As Carrot and Cedric both discover, even as their lives are about to change forever, there is magic in the world – if you look for it. You can lose your sense of wonder as you get older, but Catweazle is a beautiful reminder that you don’t have to. Recapturing his faith in the marvels of life is an important lesson for him – and for us all. “I fly!”
The shots of our sorcerer delighting in his aerial predicament, his balloon just clearing the manor and heading over green English pastures into the sunset, are gorgeously captured by DoP Arthur Lavis, and stay with me to this day from that very first viewing.
There’s real poetry in the last episode, which opens with autumn leaves falling around Collingford Manor. Both series were like an English summer: glorious, sunny and warm, but sad when it’s over. Schooldays beckon for Carrot and Cedric, but all good things come to an end. Or do they…?
A LASTING LEGACY
I had immense fun showing my kids the prized telly of my own youth, and Catweazle was a firm fixture of those screenings. So the magic definitely lives on.
Could the series have continued? Well, Carpenter once told Look-in, “I think that shows have a lifespan of their own, whereas with Catweazle we could easily have done two more seasons.” As it stands, the programme is small but beautiful, and doesn’t outstay its welcome, like many outstanding shows down the years, including one of my favourites of recent times, Detectorists. Speaking of which, wouldn’t Mackenzie Crook be great as Catweazle?!

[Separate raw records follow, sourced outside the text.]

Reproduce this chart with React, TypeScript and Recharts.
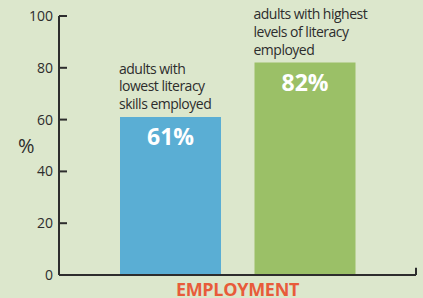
import { BarChart, Bar, XAxis, YAxis, LabelList, ReferenceLine, Cell } from 'recharts'

const categories = ['lowest', 'highest']
const employed = [61, 82]
const barNotes = [
  ['adults with', 'lowest literacy', 'skills employed'],
  ['adults with highest', 'levels of literacy', 'employed'],
]
const barColors = ['#5aaed4', '#9bc067']
const yTicks = [0, 20, 40, 60, 80, 100]

const data = categories.map((c, i) => ({ name: c, value: employed[i] }))

const ink = '#2d2d2d'
const font = '"Open Sans", sans-serif'

const YTick = (props: any) => {
  const { x, y, payload } = props
  return (
    <g>
      <text x={x} y={y} dy={5} textAnchor="end" fill={ink} fontSize={14} fontFamily={font}>
        {payload.value}
      </text>
      <line x1={x + 6} x2={x + 14} y1={y} y2={y} stroke={ink} strokeWidth={2} />
    </g>
  )
}

const NoteLabel = (props: any) => {
  const { x, y, index } = props
  const lines = barNotes[index]
  const lh = 17.6
  return (
    <text x={x - 1} fill={ink} fontSize={14} fontFamily={font} letterSpacing={-0.5}>
      {lines.map((l, i) => (
        <tspan key={i} x={x - 1} y={y - 8 - (lines.length - 1 - i) * lh}>
          {l}
        </tspan>
      ))}
    </text>
  )
}

export default function App() {
  return (
    <div
      style={{
        position: 'absolute',
        left: 0,
        top: 0,
        width: 423,
        height: 298,
        overflow: 'hidden',
        background: '#dce7cc',
      }}
    >
      <BarChart
        width={423}
        height={298}
        data={data}
        margin={{ top: 16, right: 7, bottom: 0, left: 0 }}
        barSize={101}
      >
        <XAxis
          dataKey="name"
          height={23}
          tick={false}
          tickLine={false}
          axisLine={{ stroke: ink, strokeWidth: 2 }}
          padding={{ left: 44, right: 44 }}
          label={{
            value: 'EMPLOYMENT',
            position: 'insideBottom',
            offset: 2,
            fill: '#e85b3a',
            fontSize: 18,
            fontWeight: 700,
            fontFamily: font,
            letterSpacing: -0.3,
          }}
        />
        <XAxis xAxisId="edge" type="number" domain={[0, 1]} hide />
        <YAxis
          domain={[0, 100]}
          ticks={yTicks}
          width={59}
          tickSize={0}
          tickMargin={6}
          tickLine={false}
          tick={<YTick />}
          axisLine={{ stroke: ink, strokeWidth: 2 }}
          label={{
            value: '%',
            position: 'insideLeft',
            offset: 18,
            fill: ink,
            fontSize: 20,
            fontFamily: font,
          }}
        />
        <ReferenceLine
          xAxisId="edge"
          segment={[{ x: 1, y: 0 }, { x: 1, y: 2.8 }]}
          stroke={ink}
          strokeWidth={2}
        />
        <Bar dataKey="value" isAnimationActive={false}>
          {data.map((d, i) => (
            <Cell key={d.name} fill={barColors[i]} />
          ))}
          <LabelList dataKey="value" content={<NoteLabel />} />
          <LabelList
            dataKey="value"
            position="insideTop"
            offset={12}
            formatter={(v: any) => `${v}%`}
            fill="#ffffff"
            fontSize={23}
            fontWeight={700}
            fontFamily={font}
          />
        </Bar>
      </BarChart>
    </div>
  )
}
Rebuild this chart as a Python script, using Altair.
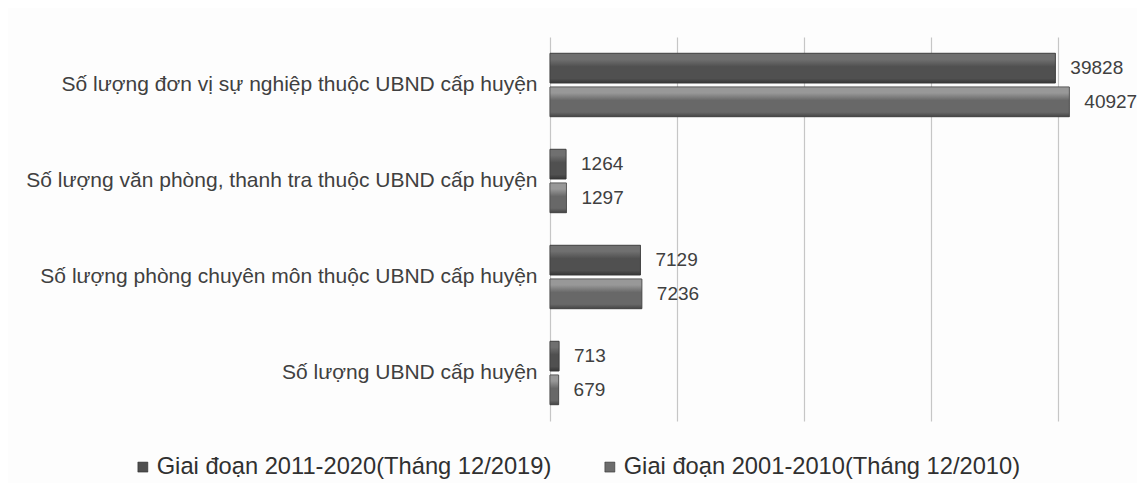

So is it ripe for reinvention? I’m torn on this question. The world has moved on. We still have tractors, cars, aircraft and light bulbs, but we also have computer screens, smartphones and countless other hi-tech distractions. Catweazle’s bafflement would be permanent in 2025! Also, it wouldn’t be Geoffrey Bayldon… The fact that the 2021 German film version didn’t catch fire perhaps suggests that we should leave it be.
But fandom never dies. Carol Barnes, secretary of The Official Catweazle Fan Club, tells me: “Catweazle was and still is so well loved all over the world and we have just added The Catweazle Fellowship, which raises funds for kids’ charities. We think our lovely cast and crew would approve.”
Sometimes in television, all the elements are right: casting, scripts, direction, music, locations… all components coalesce to create screen alchemy. And with Catweazle, everything works.
T’was magic… t’is magic still… t’will remain magic for all time.